The politically correct denunciation of a movie and a novelist
Almost halfway through Ender’s Game, the 1985 science-fiction novel by Orson Scott Card, a pair of siblings try to manipulate global opinion by posting polemics “on the nets” — Card’s early anticipation of the World Wide Web. To succeed, they must overcome the biases of “the news herd.” Card sets his story in a far future of interstellar warfare, but he seems to comment on our own times when he describes his characters’ need to sift “accurate information out of the stories of the hopelessly ignorant, gullible news writers.” Apparently some things never change.

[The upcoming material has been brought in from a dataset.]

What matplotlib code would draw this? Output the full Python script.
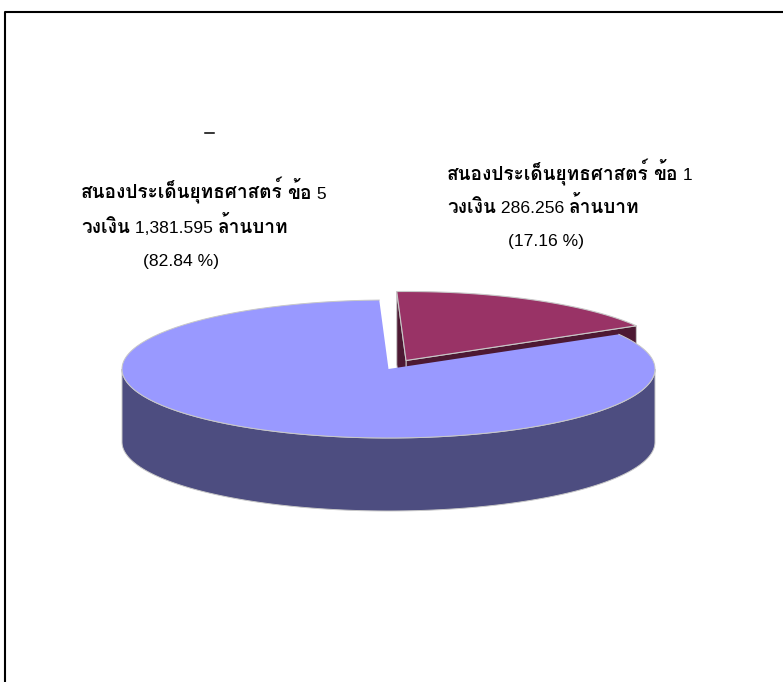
import re
import numpy as np
import matplotlib
matplotlib.use('Agg')
import matplotlib.pyplot as plt

# budget per strategic issue, million baht
slice_values = [286.256, 1381.595]
slice_percent = ['(17.16 %)', '(82.84 %)']
issue_lines = ['สนองประเด็นยุทธศาสตร์ ข้อ 1', 'สนองประเด็นยุทธศาสตร์ ข้อ 5']
budget_lines = ['วงเงิน 286.256 ล้านบาท', 'วงเงิน 1,381.595 ล้านบาท']

START_ANGLE = 30.2
CX, CY = 388.5, 369
RX, RY = 266.5, 69
DEPTH = 73
EDGE = '#c8c8c8'

fig = plt.figure(figsize=(7.83, 6.82), dpi=100)
ax = fig.add_axes([0, 0, 1, 1])
ax.set_xlim(0, 783)
ax.set_ylim(682, 0)
ax.axis('off')

# outer frame, runs off the right and bottom of the picture
ax.plot([5, 5, 783], [682, 12, 12], color='black', lw=1.5)


def rim(a0, a1, x0=CX, y0=CY):
    t = np.radians(np.linspace(a0, a1, 200))
    return x0 + RX * np.cos(t), y0 - RY * np.sin(t)


def mixed_text(x, y, s):
    # Thai runs heavier and larger than the latin digits, like the original
    renderer = fig.canvas.get_renderer()
    for run in re.findall(r'[\u0e00-\u0e7f]+|[^\u0e00-\u0e7f]+', s):
        if re.match(r'[\u0e00-\u0e7f]', run):
            t = ax.text(x, y, run, family='Loma', weight='bold', fontsize=13.7, va='baseline')
        else:
            t = ax.text(x, y, run, family='Liberation Sans', fontsize=12.6, va='baseline')
        x += t.get_window_extent(renderer).width


# angles come from the values
total = sum(slice_values)
span1 = 360 * slice_values[0] / total
a_start, a_mid = START_ANGLE, START_ANGLE + span1
a_end = START_ANGLE + 360

# maroon slice pulled out from the centre
mx, my = CX + 17.5, CY - 8.5
rx1, ry1 = rim(a_start, a_mid, mx, my)
ax.fill([rx1[0], mx, mx, rx1[0]], [ry1[0], my, my + DEPTH, ry1[0] + DEPTH],
        fc='#4d1933', ec=EDGE, lw=0.7)
ax.fill([rx1[-1], mx, mx, rx1[-1]], [ry1[-1], my, my + DEPTH, ry1[-1] + DEPTH],
        fc='#4d1933', ec=EDGE, lw=0.7)
ax.fill(np.r_[mx, rx1], np.r_[my, ry1], fc='#993366', ec=EDGE, lw=0.8)

# blue slice side wall then top
sx, sy = rim(180, 360)
ax.fill(np.r_[sx, sx[::-1]], np.r_[sy, sy[::-1] + DEPTH], fc='#4d4d80', ec=EDGE, lw=0.7)
bx, by = rim(a_mid, a_end)
ax.fill(np.r_[CX, bx], np.r_[CY, by], fc='#9999ff', ec='none')
ax.plot(bx, by, color=EDGE, lw=0.7)

# stray mark above the labels
ax.plot([205, 214], [132.5, 132.5], color='black', lw=1.1)

mixed_text(81, 199, issue_lines[1])
mixed_text(81, 233, budget_lines[1])
ax.text(181, 266, slice_percent[1], family='Liberation Sans', fontsize=12.6, ha='center', va='baseline')
mixed_text(447, 180, issue_lines[0])
mixed_text(447, 213, budget_lines[0])
ax.text(546, 246, slice_percent[0], family='Liberation Sans', fontsize=12.6, ha='center', va='baseline')

fig.savefig('out.png', dpi=100)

Now the modern-day news herd has descended on Card himself, as the movie version of Ender’s Game, with its production budget of more than $110 million, prepares to reach theaters on November 1. Many left-of-center pundits dismiss Card as a social pariah — a gay-bashing bigot and possibly even a racist — simply because he is a Mormon who has had the gall to oppose same-sex marriage. “Card’s views are ugly,” complained Alexandra Petri in the Washington Post in a column about calls to boycott the movie on account of the author of the novel it’s based on. Petri came down on the side of seeing the film — see it despite the “visible intolerance” of Card, she said — but others are less certain. Many are doing their best to creep out moviegoers: David Weigel of Slate even compared Card to George Lincoln Rockwell, the founder of the American Nazi party. It’s as if Ender’s Game were the new Triumph of the Will.